LAWS(P&H)-1997-11-9

MOHINDER KAUR Vs. STATE OF PUNJAB

Decided On November 25, 1997
MOHINDER KAUR Appellant
V/S
STATE OF PUNJAB Respondents

JUDGEMENT

(1.) THE petitioner Mohinder Kaur is the daughter of Jeevan Singh, who migrated from Pakistan after partition of the country and was allotted agricultural land (evacuee) vide allotment No. AF-2/26/1 m measuring 9 standard acres and 3 Units vide Goshwara No. 5741/69 dated 17th March, 1970. The Tehsildar (Sales)-cum-Managing Officer, Moga, thereafter vide his order dated 15th September, 1970 allotted land measuring 147 kanals, as detailed in para 4 of the writ petition, situated in the revenue estate of Khiali, Tehsil Zira, District Ferozepur. This land was in possession of Hukam Singh son of Pala Singh and Kashmir Singh son of Tehal Singh and other persons. These persons challenged the allotment of Jeevan Singh on the ground that as per the policy of the Government, they were entitled to purchase this land as it was in their possession. However, their appeal was dismissed, but while parting with the judgment, the Assistant Settlement Commissioner, Jalandhar, directed the Assistant Registrar- (1)-cum-Managing Officer to scrutinise the allotment made to the respondent i. e. Jeevan Singh (predecessor-in-interest of the petitioner) so as to ensure that no irregularity had been committed. The petitioner eventually came to know that allotment was made to the persons who had filed the appeal and no further land was allotted to the petitioner. When Jeevan Singh passed away, the petitioner approached the concerned authorities for allotment of land, but nothing was done. Accordingly, she has come to this Court by way of this writ petition filed under Article 226 of the Constitution of India.
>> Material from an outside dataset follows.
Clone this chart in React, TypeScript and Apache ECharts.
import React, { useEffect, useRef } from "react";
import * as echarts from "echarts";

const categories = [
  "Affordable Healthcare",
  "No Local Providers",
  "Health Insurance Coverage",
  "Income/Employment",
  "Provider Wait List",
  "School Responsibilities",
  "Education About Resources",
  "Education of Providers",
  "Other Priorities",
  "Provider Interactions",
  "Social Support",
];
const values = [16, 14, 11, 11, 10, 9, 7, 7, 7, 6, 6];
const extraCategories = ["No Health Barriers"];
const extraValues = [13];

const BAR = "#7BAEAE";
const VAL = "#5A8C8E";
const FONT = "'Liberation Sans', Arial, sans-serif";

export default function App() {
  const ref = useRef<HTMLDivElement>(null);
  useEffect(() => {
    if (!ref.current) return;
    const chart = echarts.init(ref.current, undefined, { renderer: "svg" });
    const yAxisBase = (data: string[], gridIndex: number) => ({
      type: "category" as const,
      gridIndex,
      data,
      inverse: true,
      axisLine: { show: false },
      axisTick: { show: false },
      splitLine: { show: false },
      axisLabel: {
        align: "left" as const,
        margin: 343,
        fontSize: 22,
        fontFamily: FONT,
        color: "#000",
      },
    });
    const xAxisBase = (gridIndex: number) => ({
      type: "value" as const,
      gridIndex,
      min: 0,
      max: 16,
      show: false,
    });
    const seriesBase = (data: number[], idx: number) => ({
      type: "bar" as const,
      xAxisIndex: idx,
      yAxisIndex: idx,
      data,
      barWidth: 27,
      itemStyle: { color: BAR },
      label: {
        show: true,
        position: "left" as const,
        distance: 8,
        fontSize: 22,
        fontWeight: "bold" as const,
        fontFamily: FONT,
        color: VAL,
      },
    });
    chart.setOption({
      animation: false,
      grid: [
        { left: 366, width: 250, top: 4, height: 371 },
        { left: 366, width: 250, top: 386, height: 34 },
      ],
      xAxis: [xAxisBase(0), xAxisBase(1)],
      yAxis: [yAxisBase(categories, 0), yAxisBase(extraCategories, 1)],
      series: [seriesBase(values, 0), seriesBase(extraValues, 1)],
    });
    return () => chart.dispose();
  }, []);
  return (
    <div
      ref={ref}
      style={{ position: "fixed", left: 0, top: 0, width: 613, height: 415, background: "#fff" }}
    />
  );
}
(2.) THE respondents, in their written statement, admitted the allotment, but took the stand that Jeevan Singh, father of the petitioner, never applied for possession of the land allotted, or for alternative allotment and that the petitioner applied after 17 years for possession of land allotted. The respondents also took the plea that original allotment file was not available in the office of the Tehsildar (Sales)-cum-Managing Officer; therefore, alternative allotment could not be made in favour of the petitioner.

(3.) WE find that it is a case where for no fault of the petitioner and her predecessor-in-interest, a valuable right has been denied to her. In spite of representations to the authorities by the petitioner and her father for possession of the land allotted to Jeevan Singh, possession was not delivered as some other persons were in illegal possession of the land allotted to Jeevan Singh and, later on, they were allotted the said land. It is settled principle of law that for fault of the authorities, no individual can be allowed to suffer. If the file is not traceable with the authorities concerned, it is not the fault of the petitioner. It is for the authorities to locate the file or get it reconstructed and make appropriate action against the defaulting officials. A perusal of the record goes to show that it is as far back as 11th August, 1988, Jeevan Singh (predecessor-in-interest of the petitioner) had applied for possession of the land. The petitioner is an illiterate lady. After the death of her father, she tried her level best to get the land allotted, but to her ill luck the office had slept over the matter taking the plea that the file was not traceable. Therefore, we find it a fit case where the petitioner should be allotted alternative land. For the aforesaid reasons, this petition succeeds and is allowed. The respondents are directed to allot alternative land to the petitioner within six months.